┌──

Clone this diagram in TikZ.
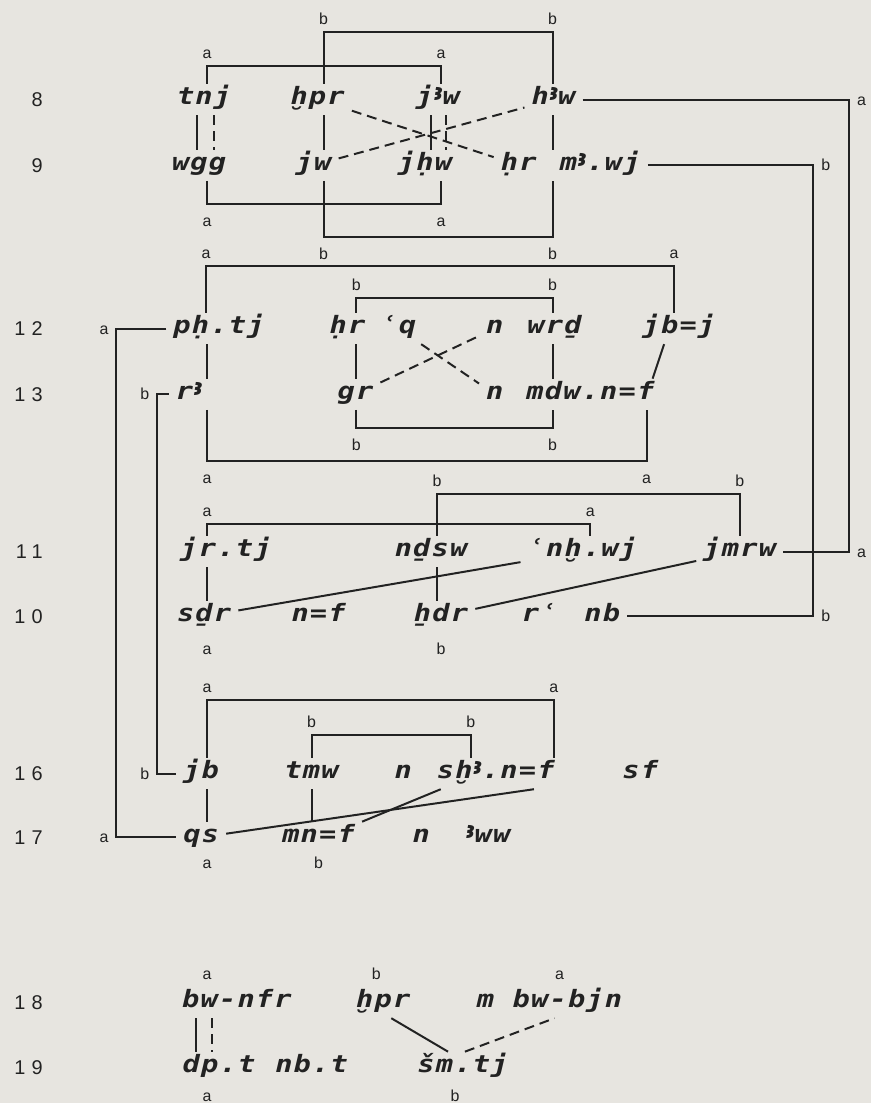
\documentclass[tikz,border=0pt]{standalone}
\usepackage{fontspec}
\usepackage{graphicx}
\usepackage{xcolor}
\usetikzlibrary{positioning, calc}
\definecolor{paper}{HTML}{E7E5E0}
\definecolor{ink}{HTML}{222222}
\newfontfamily\tlfont{DejaVu Sans Mono}[LetterSpace=5, FakeStretch=1.2]
\newfontfamily\labfont{Liberation Sans}
\newfontfamily\numfont{Liberation Sans}[LetterSpace=30]
\newfontfamily\alfontA{DejaVu Sans}
\newfontfamily\alfontB{Noto Sans}
% egyptological aleph, set a little high as on the typewriter
\newcommand\alef{\raisebox{.3ex}{\alfontA\iffontchar\font"A723 \char"A723\relax\else\alfontB\iffontchar\font"A723 \char"A723\relax\else\fontsize{14}{14}\selectfont 3\fi\fi}}

\begin{document}
\begin{tikzpicture}[x=1pt, y=-1pt,
    word/.style={font=\tlfont\bfseries\itshape\fontsize{24}{24}\selectfont, text=ink, inner xsep=7pt, inner ysep=0pt, text height=15pt, text depth=5pt, minimum height=31pt},
    num/.style={font=\numfont\fontsize{20}{20}\selectfont, text=ink, anchor=east, inner sep=0pt},
    lab/.style={font=\labfont\fontsize{16}{16}\selectfont, text=ink, inner sep=7pt, text height=11pt, text depth=0pt},
    link/.style={draw=ink, line width=2pt},
    dlink/.style={link, dash pattern=on 10pt off 6pt},
]

\fill[paper] (0,0) rectangle (875,1108);

% columns of the long brackets
\coordinate (colA) at (117,0);
\coordinate (colB) at (158,0);
\coordinate (colC) at (817,0);
\coordinate (colD) at (853,0);

% ── Lines 8 and 9 ──
\node[num] (l8) at (43,100) {8};
\node[num] (l9) at (43,166) {9};

\node[word] (tnj) at (205,100) {tnj};
\node[word] (wgg) at (200,166) {wgg};
\node[word] (hpr) at (319,100) {ḫpr};
\node[word] (jw) at (315,166) {jw};
\node[word] (jAw) at (440,100) {j\alef w};
\node[word] (jhw) at (427,166) {jḥw};
\node[word] (hAw) at (556,100) {h\alef w};
\node[word] (hr) at (521,166) {ḥr};
\node[word] (mAwj) at (603,166) {m\alef.wj};

\draw[link] ($(tnj.north)+(3,0)$) -- ++(0,-18) node[lab, above] {a} -| node[lab, above, pos=.5] {a} ($(jAw.north)+(3,0)$);
\draw[link] ($(hpr.north)+(6,0)$) -- ++(0,-52) node[lab, above] {b} -| node[lab, above, pos=.5] {b} ($(hAw.north)+(-1,0)$);
\draw[link] ($(wgg.south -| tnj)+(3,0)$) -- ++(0,23) node[lab, below=4pt] {a} -| node[lab, below=4pt, pos=.5] {a} ($(jhw.south -| jAw)+(3,0)$);
\draw[link] ($(jw.south -| hpr)+(6,0)$) -- ++(0,56) node[lab, below=4pt] {b} -| node[lab, below=4pt, pos=.5] {b} ($(hr.south -| hAw)+(-1,0)$);

\draw[link] ($(tnj.south)+(-7,0)$) -- ($(wgg.north -| tnj)+(-7,0)$);
\draw[dlink] ($(tnj.south)+(10,0)$) -- ($(wgg.north -| tnj)+(10,0)$);
\draw[link] ($(hpr.south)+(6,0)$) -- ($(jw.north -| hpr)+(6,0)$);
\draw[link] ($(jAw.south)+(-7,0)$) -- ($(jhw.north -| jAw)+(-7,0)$);
\draw[dlink] ($(jAw.south)+(8,0)$) -- ($(jhw.north -| jAw)+(8,0)$);
\draw[link] ($(hAw.south)+(-1,0)$) -- ($(hr.north -| hAw)+(-1,0)$);
\draw[dlink] (hpr) -- (hr);
\draw[dlink] (jw) -- (hAw);

% ── Lines 12 and 13 ──
\node[num] (l12) at (43,330) {12};
\node[num] (l13) at (43,396) {13};

\node[word] (pht) at (220,330) {pḥ.tj};
\node[word] (rA) at (190,396) {r\alef};
\node[word] (hrb) at (349,330) {ḥr};
\node[word] (aq) at (400,330) {ʿq};
\node[word] (gr) at (357,396) {gr};
\node[word] (nwrd) at (497,330) {n};
\node[word] (wrd) at (557,330) {wrḏ};
\node[word] (jbj) at (682,330) {jb=j};
\node[word] (nmdw) at (497,396) {n};
\node[word] (mdw) at (593,396) {mdw.n=f};

\draw[link] ($(pht.north)+(-13,0)$) -- ++(0,-47) node[lab, above] {a} -| node[lab, above, pos=.5] {a} ($(jbj.north)+(-5,0)$);
\draw[link] ($(hrb.north -| gr)+(1,0)$) -- ++(0,-15) node[lab, above] {b} -| node[lab, above, pos=.5] {b} ($(wrd.north)+(-2,0)$);
\draw[link] ($(rA.south -| pht)+(-12,0)$) -- ++(0,51) node[lab, below=4pt] {a} -| node[lab, below=4pt, pos=.5] {a} ($(mdw.south east)+(-15,0)$);
\draw[link] ($(gr.south)+(1,0)$) -- ++(0,18) node[lab, below=4pt] {b} -| node[lab, below=4pt, pos=.5] {b} ($(mdw.south -| wrd)+(-2,0)$);

\draw[link] ($(pht.south)+(-12,0)$) -- ($(rA.north -| pht)+(-12,0)$);
\draw[link] ($(hrb.south -| gr)+(1,0)$) -- ($(gr.north)+(1,0)$);
\draw[link] ($(wrd.south)+(-2,0)$) -- ($(mdw.north -| wrd)+(-2,0)$);
\draw[link] ($(jbj.south)+(-15,0)$) -- ($(mdw.north east)+(-9,0)$);
\draw[dlink] (aq) -- (nmdw);
\draw[dlink] (gr) -- (nwrd);

% ── Lines 11 and 10 ──
\node[num] (l11) at (43,554) {11};
\node[num] (l10) at (43,619) {10};

\node[word] (jrtj) at (227,554) {jr.tj};
\node[word] (sdr) at (205,619) {sḏr};
\node[word] (nf) at (320,619) {n=f};
\node[word] (ndsw) at (433,554) {nḏsw};
\node[word] (hdr) at (443,619) {ẖdr};
\node[word] (anhwj) at (585,554) {ʿnḫ.wj};
\node[word] (ra) at (542,619) {rʿ};
\node[word] (nb) at (605,619) {nb};
\node[word] (jmrw) at (743,554) {jmrw};

\draw[link] ($(jrtj.north)+(-19,0)$) -- ++(0,-12) node[lab, above] {a} -| node[lab, above, pos=.5] {a} ($(anhwj.north)+(8,0)$);
\draw[link] ($(ndsw.north)+(6,0)$) -- ++(0,-42) node[lab, above] {b} -| node[lab, above, pos=.5] {b} (jmrw.north);
\draw[link] ($(jrtj.south)+(-19,0)$) -- ($(sdr.north -| jrtj)+(-19,0)$);
\draw[link] ($(ndsw.south)+(6,0)$) -- ($(hdr.north -| ndsw)+(6,0)$);
\draw[link] (sdr) -- (anhwj);
\draw[link] (hdr) -- (jmrw);

\node[lab, below=4pt of sdr, xshift=3pt] (la10) {a};
\node[lab, below=4pt of hdr] (lb10) {b};

% ── Lines 16 and 17 ──
\node[num] (l16) at (43,777) {16};
\node[num] (l17) at (43,841) {17};

\node[word] (jb) at (202,777) {jb};
\node[word] (qs) at (202,841) {qs};
\node[word] (tmw) at (313,777) {tmw};
\node[word] (mnf) at (320,841) {mn=f};
\node[word] (nsh) at (405,777) {n};
\node[word] (shAnf) at (498,777) {sḫ\alef.n=f};
\node[word] (sf) at (643,777) {sf};
\node[word] (nAww) at (423,841) {n};
\node[word] (Aww) at (490,841) {\alef ww};

\draw[link] ($(jb.north)+(6,0)$) -- ++(0,-58) node[lab, above] {a} -| node[lab, above, pos=.5] {a} ($(shAnf.north east)+(-8,0)$);
\draw[link] (tmw.north) -- ++(0,-23) node[lab, above] {b} -| node[lab, above, pos=.5] {b} ($(shAnf.north)+(-25,0)$);
\draw[link] ($(jb.south)+(6,0)$) -- ($(qs.north)+(6,0)$);
\draw[link] (tmw.south) -- (mnf.north -| tmw);
\draw[link] (qs) -- ($(shAnf.south east)+(-28,0)$);
\draw[link] (mnf.north east) -- ($(shAnf.south west)+(11,0)$);

\node[lab, below=-3pt of qs, xshift=6pt] (la17) {a};
\node[lab, below=-3pt of mnf] (lb17) {b};

% ── Long brackets ──
\draw[link] (hAw.east) -- (hAw.east -| colD) node[lab, right] {a} |- node[lab, right, pos=.5] {a} (jmrw.east);
\draw[link] (mAwj.east) -- (mAwj.east -| colC) node[lab, right] {b} |- node[lab, right, pos=.5] {b} (nb.east);
\draw[link] (pht.west) -- (pht.west -| colA) node[lab, left] {a} |- node[lab, left, pos=.5] {a} (qs.west);
\draw[link] (rA.west) -- (rA.west -| colB) node[lab, left] {b} |- node[lab, left, pos=.5] {b} (jb.west);

% ── Lines 18 and 19 ──
\node[num] (l18) at (43,1007) {18};
\node[num] (l19) at (43,1072) {19};

\node[word] (bwnfr) at (238,1007) {bw-nfr};
\node[word] (hprb) at (385,1007) {ḫpr};
\node[word] (mbwbjn) at (552,1007) {m bw-bjn};
\node[word] (dpt) at (220,1072) {dp.t};
\node[word] (nbt) at (313,1072) {nb.t};
\node[word] (smtj) at (465,1072) {šm.tj};

\node[lab, above=0pt of bwnfr, xshift=-30pt] (la18) {a};
\node[lab, above=0pt of hprb, xshift=-7pt] (lb18) {b};
\node[lab, above=0pt of mbwbjn, xshift=10pt] (lc18) {a};
\node[lab, below=0pt of dpt, xshift=-12pt] (la19) {a};
\node[lab, below=0pt of smtj, xshift=-8pt] (lb19) {b};

\draw[link] ($(bwnfr.south -| dpt)+(-23,0)$) -- ($(dpt.north)+(-23,0)$);
\draw[dlink] ($(bwnfr.south -| dpt)+(-7,0)$) -- ($(dpt.north)+(-7,0)$);
\draw[link] ($(hprb.south)+(8,0)$) -- ($(smtj.north)+(-15,0)$);
\draw[dlink] ($(smtj.north)+(2,0)$) -- ($(mbwbjn.south)+(5,0)$);

\end{tikzpicture}
\end{document}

└──

**INSTRUCTIONS TO FOLLOW**
Restate the data word for word from its first line through the line with "(l9) at (43,166)", leaving out any picture along the way.

**FINAL RESULT**
Clone this diagram in TikZ.
\documentclass[tikz,border=0pt]{standalone}
\usepackage{fontspec}
\usepackage{graphicx}
\usepackage{xcolor}
\usetikzlibrary{positioning, calc}
\definecolor{paper}{HTML}{E7E5E0}
\definecolor{ink}{HTML}{222222}
\newfontfamily\tlfont{DejaVu Sans Mono}[LetterSpace=5, FakeStretch=1.2]
\newfontfamily\labfont{Liberation Sans}
\newfontfamily\numfont{Liberation Sans}[LetterSpace=30]
\newfontfamily\alfontA{DejaVu Sans}
\newfontfamily\alfontB{Noto Sans}
% egyptological aleph, set a little high as on the typewriter
\newcommand\alef{\raisebox{.3ex}{\alfontA\iffontchar\font"A723 \char"A723\relax\else\alfontB\iffontchar\font"A723 \char"A723\relax\else\fontsize{14}{14}\selectfont 3\fi\fi}}

\begin{document}
\begin{tikzpicture}[x=1pt, y=-1pt,
    word/.style={font=\tlfont\bfseries\itshape\fontsize{24}{24}\selectfont, text=ink, inner xsep=7pt, inner ysep=0pt, text height=15pt, text depth=5pt, minimum height=31pt},
    num/.style={font=\numfont\fontsize{20}{20}\selectfont, text=ink, anchor=east, inner sep=0pt},
    lab/.style={font=\labfont\fontsize{16}{16}\selectfont, text=ink, inner sep=7pt, text height=11pt, text depth=0pt},
    link/.style={draw=ink, line width=2pt},
    dlink/.style={link, dash pattern=on 10pt off 6pt},
]

\fill[paper] (0,0) rectangle (875,1108);

% columns of the long brackets
\coordinate (colA) at (117,0);
\coordinate (colB) at (158,0);
\coordinate (colC) at (817,0);
\coordinate (colD) at (853,0);

% ── Lines 8 and 9 ──
\node[num] (l8) at (43,100) {8};
\node[num] (l9) at (43,166) {9};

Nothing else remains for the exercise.